Should You Pay the Ransom? The Honest Answer
This is a business decision, not a technical one. Arguments against paying: it funds criminal enterprises, there’s no guarantee you get working decryption keys, and in some jurisdictions payments to sanctioned groups are illegal. Arguments for: when backups are compromised and operations are halted, payment may be the fastest path to recovery. Consult legal counsel before any decision.
Expert Tips: Ransomware Resilience in 2026
- Companies with tested incident response plans recover significantly faster than those with only written ones.
- Tabletop exercises prepare teams for exactly who calls whom and what decisions each person can make.
- Immutable backup coverage tested in the last 90 days is the single biggest recovery accelerator.
- Pre-negotiated IR firm retainers eliminate the 48-hour scramble to find help.
- Cyber insurance that includes IR services, not just financial coverage, activates response faster.
Common Mistakes Businesses Make
- Treating backups as set-and-forget. Backups not tested aren’t backups.
- Allowing MFA exceptions ‘temporarily.’ Temporary exceptions become permanent.
- Focusing only on prevention, not detection and response.
- Not segmenting the network — a flat network is a gift to attackers.
- Skipping incident response planning until after an attack.
Protect Your Business Before You Need To
Ransomware response is expensive. Ransomware preparation is far cheaper. Start with an honest audit of your backup integrity and MFA coverage. The companies that handle ransomware incidents best in 2026 are the ones that are prepared.
FAQ
How much does a ransomware attack cost a business in 2026?
The full cost, including downtime, recovery, legal obligations, and insurance impacts, typically exceeds $1 million for a mid-sized company even when no ransom is paid.

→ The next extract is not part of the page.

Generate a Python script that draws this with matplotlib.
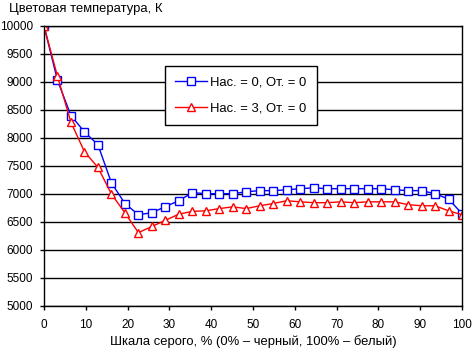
import matplotlib
matplotlib.use("Agg")
import matplotlib.pyplot as plt
import numpy as np

plt.rcParams['font.family'] = ['Liberation Sans', 'DejaVu Sans']

# --------- DATI ---------
shkala = np.arange(32) / 31 * 100  # 32 punti da 0 a 100 %

nas0 = [10000, 9030, 8400, 8110, 7880, 7200, 6830, 6630, 6665, 6775,
        6880, 7025, 7005, 7005, 7005, 7040, 7060, 7060, 7075, 7095,
        7110, 7095, 7095, 7095, 7095, 7095, 7075, 7060, 7060, 7005,
        6910, 6650]
nas3 = [10000, 9100, 8280, 7755, 7475, 7000, 6665, 6310, 6420, 6530,
        6640, 6690, 6700, 6740, 6770, 6740, 6790, 6830, 6880, 6860,
        6845, 6845, 6860, 6845, 6860, 6860, 6860, 6810, 6790, 6790,
        6700, 6630]

label0 = "Нас. = 0, От. = 0"
label3 = "Нас. = 3, От. = 0"

# --------- GRAFICO ---------
fig = plt.figure(figsize=(4.72, 3.49), dpi=100)
ax = fig.add_axes([44/472, 1 - 306/349, 418/472, 280/349])

ax.plot(shkala, nas0, '-s', color='blue', linewidth=1,
        markersize=5.2, markerfacecolor='white', markeredgecolor='blue',
        markeredgewidth=1, label=label0)
ax.plot(shkala, nas3, '-^', color='red', linewidth=1,
        markersize=5.8, markerfacecolor='white', markeredgecolor='red',
        markeredgewidth=1, label=label3)

ax.set_xlim(0, 100)
ax.set_ylim(5000, 10000)
ax.set_xticks(np.arange(0, 101, 10))
ax.set_yticks(np.arange(5000, 10001, 500))
ax.grid(axis='y', color='black', linewidth=1)
ax.set_axisbelow(True)
for sp in ax.spines.values():
    sp.set_color('black')
    sp.set_linewidth(1)
ax.tick_params(direction='out', length=3, width=1, labelsize=8.5)
ax.tick_params(axis='x', pad=6)
ax.tick_params(axis='y', pad=5)

ax.set_xlabel("Шкала серого, % (0% – черный, 100% – белый)", fontsize=9.4, labelpad=3)
fig.text(9/472, 1 - 9/349, "Цветовая температура, К", fontsize=9.4, va='center', ha='left')

leg = ax.legend(loc='upper left', bbox_to_anchor=(0.289, 0.856), borderaxespad=0,
                fontsize=9.4, fancybox=False, framealpha=1, edgecolor='black',
                handlelength=2.4, labelspacing=1.0, borderpad=0.8, handletextpad=0.3)
leg.get_frame().set_linewidth(1)

plt.savefig("out.png", dpi=100)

Should my business pay a ransom demand?
This requires legal and business judgment. Consult your legal counsel, IR firm, and insurance provider. Payments to sanctioned groups can carry legal liability.
What is the most important thing a small business can do today?
Implement MFA on all external-facing systems and ensure your backups are stored somewhere the attacker cannot reach from inside your network.